35 Article 3(1) of the directive lays down the principle of the automatic transfer to the transferee of the rights and obligations incumbent on the transferor under the contracts of employment existing on the date of the transfer of the undertaking. The rule resulting from those provisions, according to which the transfer takes place without the consent of the parties, is mandatory; it is not possible to derogate from it in a manner prejudicial to employees. Consequently, the implementation of the rights conferred on employees by the directive may not be made subject to the consent of either the transferor or the transferee nor the consent of the employees' representatives or the employees themselves (Case C-362/89 D'Urso and Others [1991] ECR I-4105, paragraph 11).

36 However, although the transfer of the contract of employment is thus imposed on both employer and employee the Court has conceded that the employee has the option of refusing to have his contract of employment transferred to the transferee (see inter alia Joined Cases C-132/91, C-138/91 and C-139/91 Katsikas and Others [1992] ECR I-6577, paragraphs 31 to 33). In such a case, the position of the employee depends on the legislation of the individual Member State: the contract binding the employee to the transferring undertaking may be terminated either by the employee or by the employer or the contract may be maintained with that undertaking (see inter alia Katsikas and Others, cited above, paragraph 36).

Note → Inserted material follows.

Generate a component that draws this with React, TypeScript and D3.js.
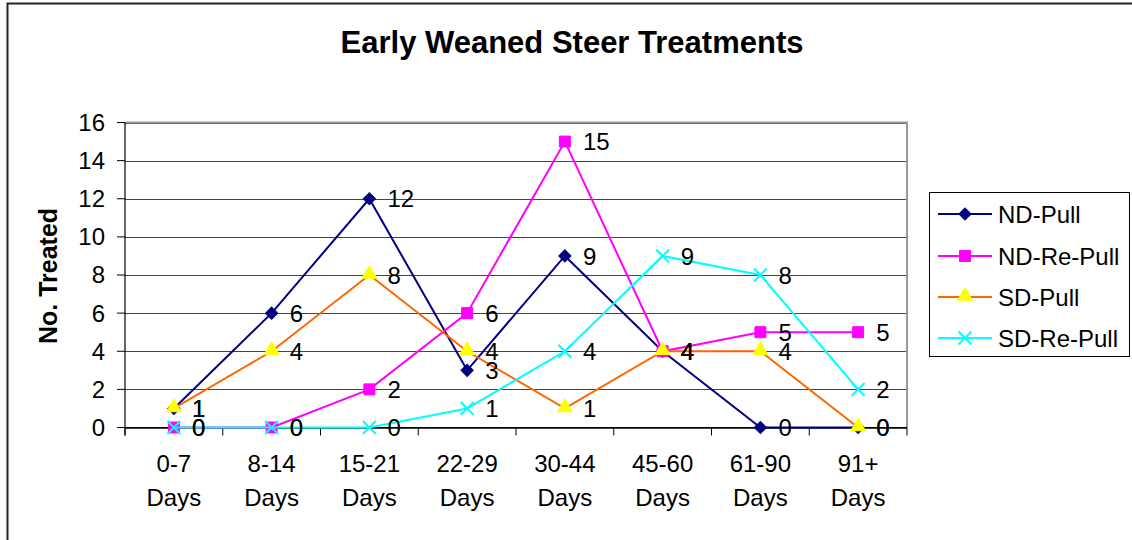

37 The answer to the second question referred for a preliminary ruling should therefore be that Article 3(1) of the directive must be interpreted as meaning that it does not preclude the contract or employment relationship of a worker employed by the transferor on the date of the transfer of the undertaking within the meaning of Article 1(1) of the directive from continuing with the transferor where that worker objects to the transfer of his employment contract or employment relationship to the transferee.

Decision on costs


Costs

38 The costs incurred by the Commission, which has submitted observations to the Court, are not recoverable. Since these proceedings are, for the parties to the main action, a step in the proceedings pending before the national court, the decision on costs is a matter for that court.

Operative part


On those grounds,

THE COURT (Sixth Chamber),

in answer to the questions referred to it by the Cour du travail de Bruxelles by judgment of 14 February 2000, hereby rules:

1. Article 1(1) of Council Directive 77/187/EEC of 14 February 1977 on the approximation of the laws of the Member States relating to the safeguarding of employees' rights in the event of transfers of undertakings, businesses or parts of businesses must be interpreted as applying to a situation in which a contractor which has entrusted the contract for cleaning its premises to a first undertaking, which has that contract performed by a subcontractor, terminates that contract and enters into a new contract for the performance of the same work with a second undertaking, where the transaction does not involve any transfer of tangible or intangible assets between the first undertaking or the subcontractor and the second undertaking, but the second undertaking has taken on, under a collective labour agreement, part of the staff of the subcontractor, provided that the staff thus taken on are an essential part, in terms of their number and their skills, of the staff assigned by the subcontractor to the performance of the subcontract.

2. Article 3(1) of Directive 77/187 must be interpreted as meaning that it does not preclude the contract or employment relationship of a worker employed by the transferor on the date of the transfer of the undertaking within the meaning of Article 1(1) of that directive from continuing with the transferor where that worker objects to the transfer of his employment contract or employment relationship to the transferee.